TASK MATERIAL:

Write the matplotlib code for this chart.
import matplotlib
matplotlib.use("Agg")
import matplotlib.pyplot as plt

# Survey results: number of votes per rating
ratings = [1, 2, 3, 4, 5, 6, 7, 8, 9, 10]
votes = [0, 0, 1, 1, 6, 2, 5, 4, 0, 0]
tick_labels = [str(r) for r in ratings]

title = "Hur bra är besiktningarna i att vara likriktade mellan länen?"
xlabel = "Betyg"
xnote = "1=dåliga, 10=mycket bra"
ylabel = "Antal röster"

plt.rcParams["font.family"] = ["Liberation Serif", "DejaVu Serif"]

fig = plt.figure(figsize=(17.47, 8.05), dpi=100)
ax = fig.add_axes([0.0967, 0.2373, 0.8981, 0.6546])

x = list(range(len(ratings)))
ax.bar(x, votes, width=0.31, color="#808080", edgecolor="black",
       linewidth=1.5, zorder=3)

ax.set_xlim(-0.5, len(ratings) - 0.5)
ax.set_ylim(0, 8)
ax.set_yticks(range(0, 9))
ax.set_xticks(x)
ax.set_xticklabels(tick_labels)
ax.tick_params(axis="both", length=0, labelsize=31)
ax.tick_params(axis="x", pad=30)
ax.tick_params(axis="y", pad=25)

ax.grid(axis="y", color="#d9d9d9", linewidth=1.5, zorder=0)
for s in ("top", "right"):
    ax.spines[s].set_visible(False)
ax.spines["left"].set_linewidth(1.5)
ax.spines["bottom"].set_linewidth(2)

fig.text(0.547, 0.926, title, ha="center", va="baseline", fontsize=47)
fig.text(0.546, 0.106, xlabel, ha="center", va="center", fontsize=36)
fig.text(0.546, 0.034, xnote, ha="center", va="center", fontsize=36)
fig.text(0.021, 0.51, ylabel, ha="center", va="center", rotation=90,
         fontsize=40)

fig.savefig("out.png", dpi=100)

* * *

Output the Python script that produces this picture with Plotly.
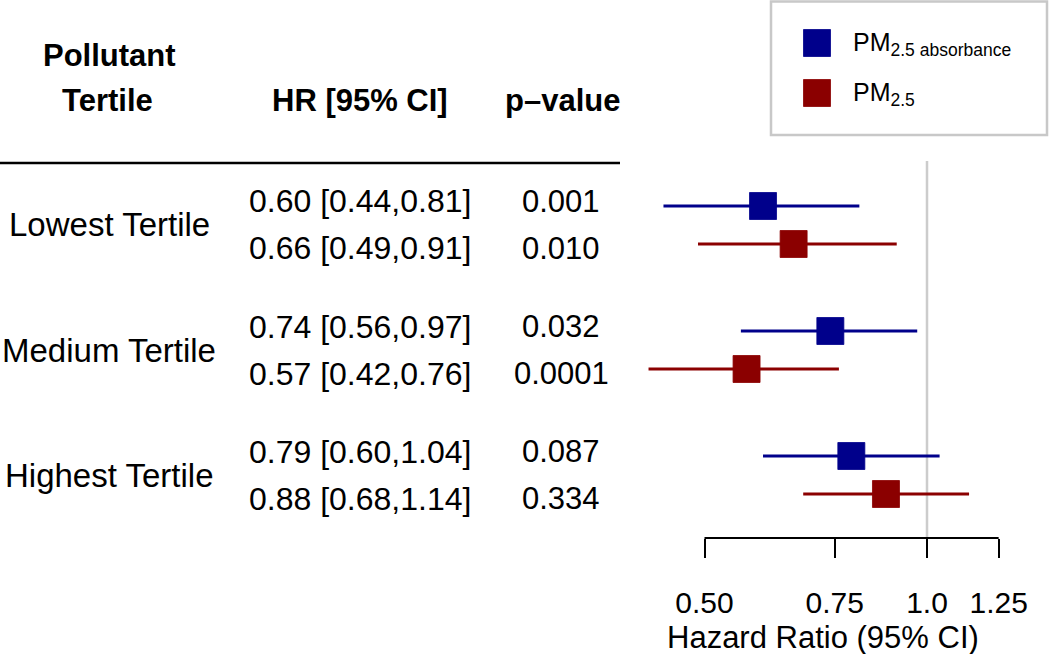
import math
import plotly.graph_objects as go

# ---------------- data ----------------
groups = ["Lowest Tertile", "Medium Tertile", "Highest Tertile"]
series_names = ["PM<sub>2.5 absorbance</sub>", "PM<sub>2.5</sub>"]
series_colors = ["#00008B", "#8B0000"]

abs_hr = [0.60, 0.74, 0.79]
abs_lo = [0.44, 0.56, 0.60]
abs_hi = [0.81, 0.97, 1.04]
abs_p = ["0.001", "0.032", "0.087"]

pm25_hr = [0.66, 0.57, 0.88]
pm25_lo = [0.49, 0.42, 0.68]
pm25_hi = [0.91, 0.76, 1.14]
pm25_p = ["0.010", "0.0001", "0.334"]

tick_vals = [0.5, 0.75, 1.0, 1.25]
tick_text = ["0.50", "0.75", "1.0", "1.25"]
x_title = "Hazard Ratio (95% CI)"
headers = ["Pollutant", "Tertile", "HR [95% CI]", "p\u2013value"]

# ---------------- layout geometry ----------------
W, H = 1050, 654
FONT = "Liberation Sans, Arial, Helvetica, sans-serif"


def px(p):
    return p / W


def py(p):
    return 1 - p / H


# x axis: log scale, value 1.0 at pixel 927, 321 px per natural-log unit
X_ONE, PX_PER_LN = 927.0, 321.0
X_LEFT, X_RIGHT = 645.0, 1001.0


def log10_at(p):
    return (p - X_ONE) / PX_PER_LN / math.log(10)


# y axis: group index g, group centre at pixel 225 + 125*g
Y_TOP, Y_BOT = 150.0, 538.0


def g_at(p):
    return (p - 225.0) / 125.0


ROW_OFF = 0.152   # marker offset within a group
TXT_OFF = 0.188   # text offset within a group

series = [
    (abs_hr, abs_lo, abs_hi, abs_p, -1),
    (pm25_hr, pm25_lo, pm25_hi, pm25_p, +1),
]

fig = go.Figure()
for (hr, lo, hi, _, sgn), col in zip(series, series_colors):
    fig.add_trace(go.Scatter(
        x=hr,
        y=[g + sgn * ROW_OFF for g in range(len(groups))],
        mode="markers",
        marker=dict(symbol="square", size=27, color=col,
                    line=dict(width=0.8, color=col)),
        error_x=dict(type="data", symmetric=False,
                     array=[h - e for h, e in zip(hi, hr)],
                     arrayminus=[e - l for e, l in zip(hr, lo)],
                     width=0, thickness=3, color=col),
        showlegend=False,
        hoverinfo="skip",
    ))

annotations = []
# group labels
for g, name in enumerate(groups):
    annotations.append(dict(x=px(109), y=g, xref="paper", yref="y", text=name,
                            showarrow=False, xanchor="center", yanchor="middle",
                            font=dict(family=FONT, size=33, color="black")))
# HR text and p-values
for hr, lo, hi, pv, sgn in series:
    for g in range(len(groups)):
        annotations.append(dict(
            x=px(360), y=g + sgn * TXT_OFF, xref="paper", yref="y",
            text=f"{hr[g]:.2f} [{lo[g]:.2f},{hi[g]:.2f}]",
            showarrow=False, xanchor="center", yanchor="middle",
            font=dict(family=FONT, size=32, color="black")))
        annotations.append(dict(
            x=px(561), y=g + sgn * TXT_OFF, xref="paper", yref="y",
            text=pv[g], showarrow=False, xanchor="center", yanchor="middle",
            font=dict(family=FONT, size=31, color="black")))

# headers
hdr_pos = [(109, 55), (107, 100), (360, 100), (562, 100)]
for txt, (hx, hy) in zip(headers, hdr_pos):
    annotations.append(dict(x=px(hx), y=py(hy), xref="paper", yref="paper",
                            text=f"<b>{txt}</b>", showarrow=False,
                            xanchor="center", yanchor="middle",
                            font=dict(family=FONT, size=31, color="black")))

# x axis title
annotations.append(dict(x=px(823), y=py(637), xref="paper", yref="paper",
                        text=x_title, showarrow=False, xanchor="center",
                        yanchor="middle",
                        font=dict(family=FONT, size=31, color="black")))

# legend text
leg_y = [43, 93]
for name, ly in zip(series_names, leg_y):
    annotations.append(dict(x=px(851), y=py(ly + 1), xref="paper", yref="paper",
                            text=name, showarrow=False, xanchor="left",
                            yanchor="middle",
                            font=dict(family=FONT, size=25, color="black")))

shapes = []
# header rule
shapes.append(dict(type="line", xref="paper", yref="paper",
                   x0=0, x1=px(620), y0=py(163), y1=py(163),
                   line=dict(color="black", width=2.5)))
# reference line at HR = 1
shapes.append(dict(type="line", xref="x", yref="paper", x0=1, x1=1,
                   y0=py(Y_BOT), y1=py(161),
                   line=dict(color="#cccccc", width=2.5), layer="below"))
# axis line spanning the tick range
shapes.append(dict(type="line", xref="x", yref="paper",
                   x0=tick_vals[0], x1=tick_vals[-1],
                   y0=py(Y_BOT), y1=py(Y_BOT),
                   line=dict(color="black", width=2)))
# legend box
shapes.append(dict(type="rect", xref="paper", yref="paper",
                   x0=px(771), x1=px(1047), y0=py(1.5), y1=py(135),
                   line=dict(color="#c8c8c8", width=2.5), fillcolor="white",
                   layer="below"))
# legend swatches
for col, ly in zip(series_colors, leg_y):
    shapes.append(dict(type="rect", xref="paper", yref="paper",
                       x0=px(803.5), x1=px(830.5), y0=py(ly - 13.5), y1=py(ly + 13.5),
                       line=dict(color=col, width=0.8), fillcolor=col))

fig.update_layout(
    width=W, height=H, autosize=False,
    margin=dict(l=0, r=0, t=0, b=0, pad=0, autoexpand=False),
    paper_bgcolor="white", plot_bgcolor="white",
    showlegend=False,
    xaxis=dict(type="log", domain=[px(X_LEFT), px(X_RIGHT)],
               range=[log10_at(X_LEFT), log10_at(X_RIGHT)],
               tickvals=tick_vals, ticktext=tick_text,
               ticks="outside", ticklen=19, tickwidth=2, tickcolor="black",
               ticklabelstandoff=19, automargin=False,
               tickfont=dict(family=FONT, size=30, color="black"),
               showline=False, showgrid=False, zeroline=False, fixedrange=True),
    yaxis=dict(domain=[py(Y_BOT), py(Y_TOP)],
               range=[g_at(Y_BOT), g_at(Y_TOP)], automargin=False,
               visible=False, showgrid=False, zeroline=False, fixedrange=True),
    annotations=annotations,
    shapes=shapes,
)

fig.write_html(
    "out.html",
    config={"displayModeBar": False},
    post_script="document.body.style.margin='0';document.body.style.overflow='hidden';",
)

==

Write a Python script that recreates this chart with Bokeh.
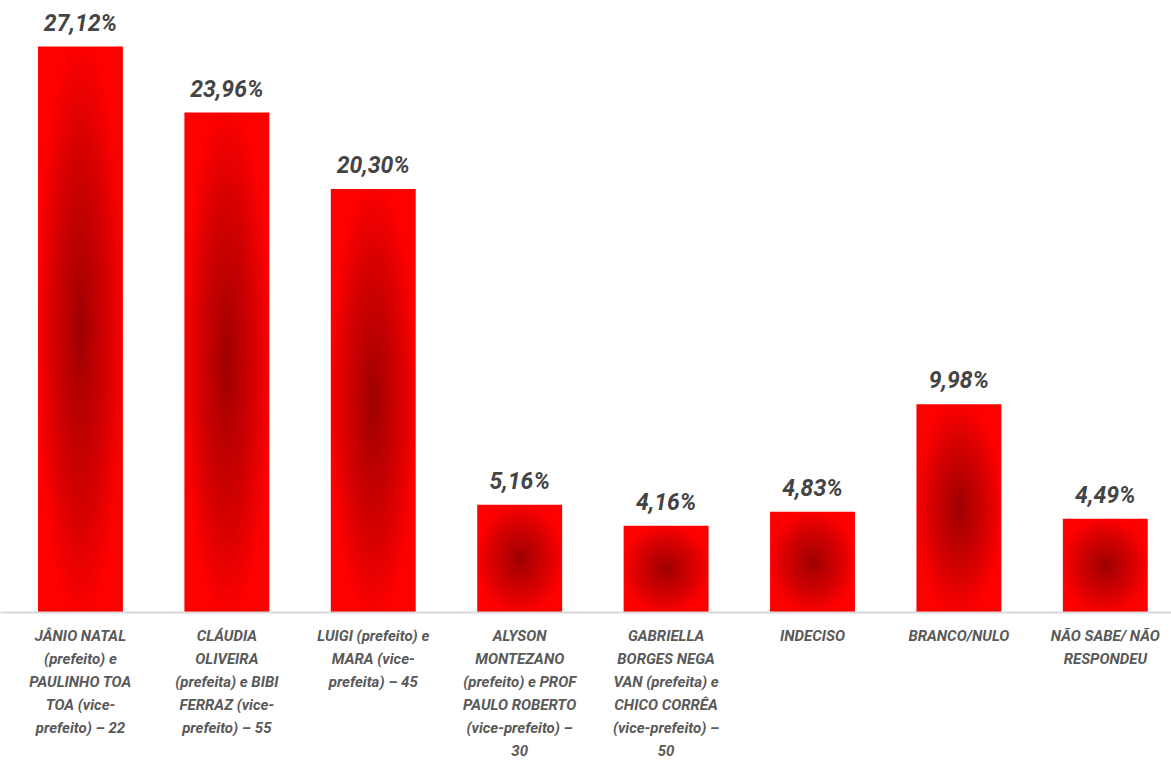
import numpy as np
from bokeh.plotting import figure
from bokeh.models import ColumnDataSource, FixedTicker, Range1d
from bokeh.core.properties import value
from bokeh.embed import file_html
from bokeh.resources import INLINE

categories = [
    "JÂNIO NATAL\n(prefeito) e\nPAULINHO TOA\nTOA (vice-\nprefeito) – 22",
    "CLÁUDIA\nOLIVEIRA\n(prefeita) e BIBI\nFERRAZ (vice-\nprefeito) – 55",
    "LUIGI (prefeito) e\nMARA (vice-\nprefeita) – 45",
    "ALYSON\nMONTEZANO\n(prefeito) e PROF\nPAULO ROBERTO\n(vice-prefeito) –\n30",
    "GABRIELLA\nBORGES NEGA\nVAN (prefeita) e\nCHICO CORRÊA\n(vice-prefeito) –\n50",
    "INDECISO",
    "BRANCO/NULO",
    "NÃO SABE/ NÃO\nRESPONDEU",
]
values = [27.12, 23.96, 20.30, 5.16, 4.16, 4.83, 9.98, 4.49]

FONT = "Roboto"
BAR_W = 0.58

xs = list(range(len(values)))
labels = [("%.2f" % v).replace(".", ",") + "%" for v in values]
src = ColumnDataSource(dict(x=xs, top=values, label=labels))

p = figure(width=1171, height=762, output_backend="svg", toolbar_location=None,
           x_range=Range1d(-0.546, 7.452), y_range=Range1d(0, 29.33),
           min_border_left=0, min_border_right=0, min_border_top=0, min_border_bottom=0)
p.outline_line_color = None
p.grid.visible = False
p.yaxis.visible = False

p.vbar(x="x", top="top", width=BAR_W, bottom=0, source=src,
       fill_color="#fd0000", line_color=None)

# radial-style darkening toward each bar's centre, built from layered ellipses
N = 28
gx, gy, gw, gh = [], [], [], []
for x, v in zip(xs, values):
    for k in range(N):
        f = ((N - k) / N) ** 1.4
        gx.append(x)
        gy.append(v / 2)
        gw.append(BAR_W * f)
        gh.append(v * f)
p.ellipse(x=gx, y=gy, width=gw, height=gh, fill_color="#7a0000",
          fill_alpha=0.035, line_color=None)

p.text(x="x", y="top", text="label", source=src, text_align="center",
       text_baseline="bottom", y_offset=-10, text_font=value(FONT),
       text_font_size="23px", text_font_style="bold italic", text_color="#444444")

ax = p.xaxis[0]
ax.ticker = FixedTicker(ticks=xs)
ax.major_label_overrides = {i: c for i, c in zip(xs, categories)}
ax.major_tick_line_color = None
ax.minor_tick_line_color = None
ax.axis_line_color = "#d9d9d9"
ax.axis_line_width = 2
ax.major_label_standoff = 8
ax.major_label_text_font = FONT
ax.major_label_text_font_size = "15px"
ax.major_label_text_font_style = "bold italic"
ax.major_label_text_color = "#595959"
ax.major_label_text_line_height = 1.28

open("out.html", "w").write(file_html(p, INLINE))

TASK INSTRUCTIONS:
The material above holds pictures; leave them out. Repeat exactly the lines from the one containing "Write a Python" through the one containing "from bokeh.resources import INLINE", and nothing else.

FINAL RESULT:
Write a Python script that recreates this chart with Bokeh.
import numpy as np
from bokeh.plotting import figure
from bokeh.models import ColumnDataSource, FixedTicker, Range1d
from bokeh.core.properties import value
from bokeh.embed import file_html
from bokeh.resources import INLINE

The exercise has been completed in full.